Speaker Adams called Caban’s decision “incredibly disturbing.”

But the CCRB’s recent request for a budget increase may have played a larger role in the push to oust her, the sources said.

In March, Rice asked the Council for a budget increase of $15 million because of an expanding caseload.

Dunn said the the move suggests the administration intends to undermine the oversight body during a period of more aggressive police tactics. Civilian complaints have jumped 50% and the NYPD has been criticized for street-level tactics in lower income Black and Brown neighborhoods.

On March 27, cops shot and killed Win Rozario, 19, in South Ozone Park, Queens. Officers encountered the mentally ill youth holding a pair of scissors after he called 911 on himself.
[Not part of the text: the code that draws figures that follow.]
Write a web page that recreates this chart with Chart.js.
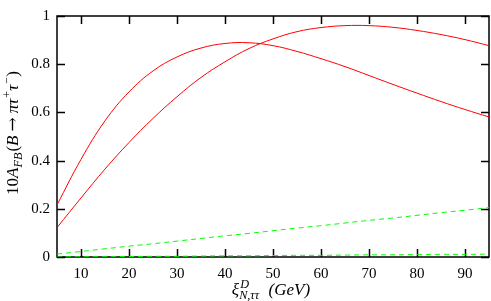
<!DOCTYPE html>
<html>
<head>
<meta charset="utf-8">
<script src="https://cdn.jsdelivr.net/npm/chart.js@4.4.1/dist/chart.umd.min.js"></script>
<style>
  html, body { margin: 0; padding: 0; background: #fff; }
</style>
</head>
<body>
<canvas id="chart" width="491" height="301"></canvas>
<script>
// values
const xValues = [5, 10, 15, 20, 25, 30, 35, 40, 45, 50, 55, 60, 65, 70, 75, 80, 85, 90, 95];
const redUpper = [0.216, 0.405, 0.565, 0.685, 0.772, 0.83, 0.867, 0.886, 0.889, 0.877, 0.853, 0.823, 0.79, 0.753, 0.716, 0.68, 0.645, 0.612, 0.581];
const redLower = [0.122, 0.245, 0.365, 0.475, 0.575, 0.665, 0.745, 0.81, 0.865, 0.905, 0.935, 0.952, 0.96, 0.96, 0.953, 0.94, 0.923, 0.902, 0.877];
const greenUpper = [0.012, 0.023, 0.034, 0.045, 0.055, 0.066, 0.077, 0.088, 0.098, 0.109, 0.12, 0.13, 0.141, 0.152, 0.162, 0.173, 0.184, 0.194, 0.205];
const greenLower = [0, 0.001, 0.001, 0.002, 0.003, 0.003, 0.004, 0.005, 0.005, 0.006, 0.007, 0.007, 0.008, 0.009, 0.009, 0.01, 0.011, 0.011, 0.012];

const xTicks = [10, 20, 30, 40, 50, 60, 70, 80, 90];
const yTicks = [0, 0.2, 0.4, 0.6, 0.8, 1];
const yTickLabels = ["0", "0.2", "0.4", "0.6", "0.8", "1"];

const FONT = "'Liberation Serif', 'Times New Roman', serif";
const ARROW_FONT = "'DejaVu Serif', serif";

const toPoints = (vals) => vals.map((v, i) => ({ x: xValues[i], y: v }));

// draw text with italic parts and sub/superscripts
function drawRich(ctx, parts, x, y, size) {
  const fontOf = (it, s, fam) => `${it ? "italic " : ""}${s}px ${fam || FONT}`;
  const small = size * 0.72;
  const measure = (t, it, s, fam) => {
    ctx.font = fontOf(it, s, fam);
    return ctx.measureText(t).width;
  };
  const widths = parts.map((p) => {
    const w = measure(p.t, p.it, size, p.f) + (p.pad || 0) * 2;
    const ws = p.sup ? measure(p.sup.t, p.sup.it, small) + 1 : 0;
    const wb = p.sub ? measure(p.sub.t, p.sub.it, small) + 1 : 0;
    return { w, extra: Math.max(ws, wb) };
  });
  const total = widths.reduce((a, b) => a + b.w + b.extra, 0);
  let cx = x - total / 2;
  ctx.textAlign = "left";
  ctx.textBaseline = "alphabetic";
  ctx.fillStyle = "#000";
  parts.forEach((p, i) => {
    ctx.font = fontOf(p.it, p.fs || size, p.f);
    ctx.fillText(p.t, cx + (p.pad || 0), y);
    cx += widths[i].w;
    if (p.sup) {
      ctx.font = fontOf(p.sup.it, small);
      ctx.fillText(p.sup.t, cx + 1, y - size * 0.42);
    }
    if (p.sub) {
      ctx.font = fontOf(p.sub.it, small);
      ctx.fillText(p.sub.t, cx, y + size * 0.25);
    }
    cx += widths[i].extra;
  });
}

const xTitle = [
  { t: "ξ", it: true, sup: { t: "D", it: true }, sub: { t: "N,ττ", it: true } },
  { t: "\u2002(GeV)", it: true },
];
const yTitle = [
  { t: "10", it: false },
  { t: "A", it: true, sub: { t: "FB", it: true } },
  { t: "(", it: false },
  { t: "B", it: true },
  { t: "→", it: false, f: ARROW_FONT, pad: 4 },
  { t: "π", it: true },
  { t: "τ", it: true, sup: { t: "+", it: false } },
  { t: "τ", it: true, sup: { t: "−", it: false } },
  { t: ")", it: false },
];

// frame + inward ticks on all four sides, drawn under the lines
const framePlugin = {
  id: "frame",
  beforeDatasetsDraw(chart) {
    const { ctx, chartArea: a, scales } = chart;
    const len = 8;
    ctx.save();
    ctx.strokeStyle = "#000";
    ctx.lineWidth = 1.5;
    ctx.beginPath();
    xTicks.forEach((v) => {
      const px = Math.round(scales.x.getPixelForValue(v)) + 0.5;
      ctx.moveTo(px, a.bottom);
      ctx.lineTo(px, a.bottom - len);
      ctx.moveTo(px, a.top);
      ctx.lineTo(px, a.top + len);
    });
    yTicks.forEach((v) => {
      const py = Math.round(scales.y.getPixelForValue(v)) + 0.5;
      ctx.moveTo(a.left, py);
      ctx.lineTo(a.left + len, py);
      ctx.moveTo(a.right, py);
      ctx.lineTo(a.right - len, py);
    });
    ctx.stroke();
    ctx.strokeRect(a.left, a.top, a.right - a.left, a.bottom - a.top);
    ctx.restore();
  },
  afterDraw(chart) {
    const { ctx } = chart;
    ctx.save();
    drawRich(ctx, xTitle, 271, 295, 17);
    ctx.translate(18, 133);
    ctx.rotate(-Math.PI / 2);
    drawRich(ctx, yTitle, 0, 0, 17);
    ctx.restore();
  },
};

const lineStyle = (color, dashed) => ({
  borderColor: color,
  borderWidth: 1,
  borderDash: dashed ? [5, 4] : [],
  pointRadius: 0,
  fill: false,
  tension: 0.4,
});

new Chart(document.getElementById("chart"), {
  type: "line",
  data: {
    datasets: [
      { data: toPoints(greenLower), ...lineStyle("#00ff00", true) },
      { data: toPoints(greenUpper), ...lineStyle("#00ff00", true) },
      { data: toPoints(redUpper), ...lineStyle("#ff0000", false) },
      { data: toPoints(redLower), ...lineStyle("#ff0000", false) },
    ],
  },
  options: {
    responsive: false,
    animation: false,
    devicePixelRatio: 1,
    layout: { padding: { top: 8, right: 2, left: 0, bottom: 0 } },
    plugins: { legend: { display: false }, tooltip: { enabled: false } },
    scales: {
      x: {
        type: "linear",
        min: 5,
        max: 95,
        afterBuildTicks: (s) => { s.ticks = xTicks.map((v) => ({ value: v })); },
        afterFit: (s) => { s.height = 44; },
        grid: { display: false, drawTicks: false },
        border: { display: false },
        ticks: { padding: 8, color: "#000", font: { family: FONT, size: 15 }, maxRotation: 0 },
      },
      y: {
        type: "linear",
        min: 0,
        max: 1,
        afterBuildTicks: (s) => { s.ticks = yTicks.map((v) => ({ value: v })); },
        afterFit: (s) => { s.width = 57; },
        grid: { display: false, drawTicks: false },
        border: { display: false },
        ticks: {
          padding: 7,
          color: "#000",
          font: { family: FONT, size: 15 },
          callback: (v, i) => yTickLabels[i],
        },
      },
    },
  },
  plugins: [framePlugin],
});
</script>
</body>
</html>
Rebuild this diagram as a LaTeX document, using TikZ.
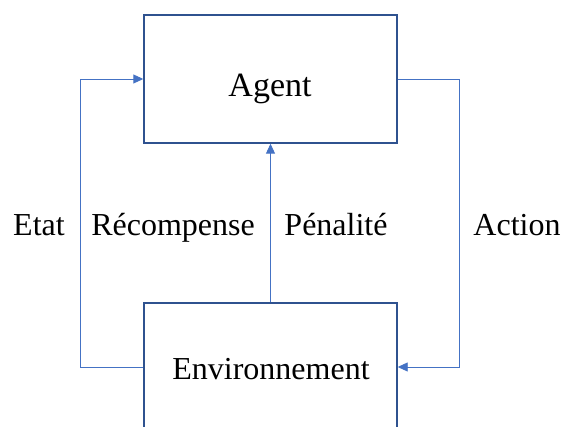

An investigation into the case is continuing, and the NYPD has yet to release body cam footage of the incident.

Brooklyn Councilwoman Shahana Hanif, a Democrat who co-chairs the chamber’s Progressive Caucus, said the mayor’s apparent effort to remove Rice is part of what she sees as his insistence on shielding the NYPD from scrutiny.

“He once again shows how he leads — it’s my way or the highway for him,” she said. “This further demonstrates cruelty.”

Meanwhile, the NYPD has been mourning the death of Officer Jonathan Diller, who was shot in a street encounter with an armed ex-felon in Far Rockaway on March 25. Patrick Hendry, president of the Police Benevolent Association, said the CCRB has become too critical of officers.

“For far too long, CCRB has functioned as an anti-police advocacy outfit instead of investigating complaints ‘fairly and independently’ as required by the City Charter,” he said. “The mayor must appoint new leadership to change that reality.”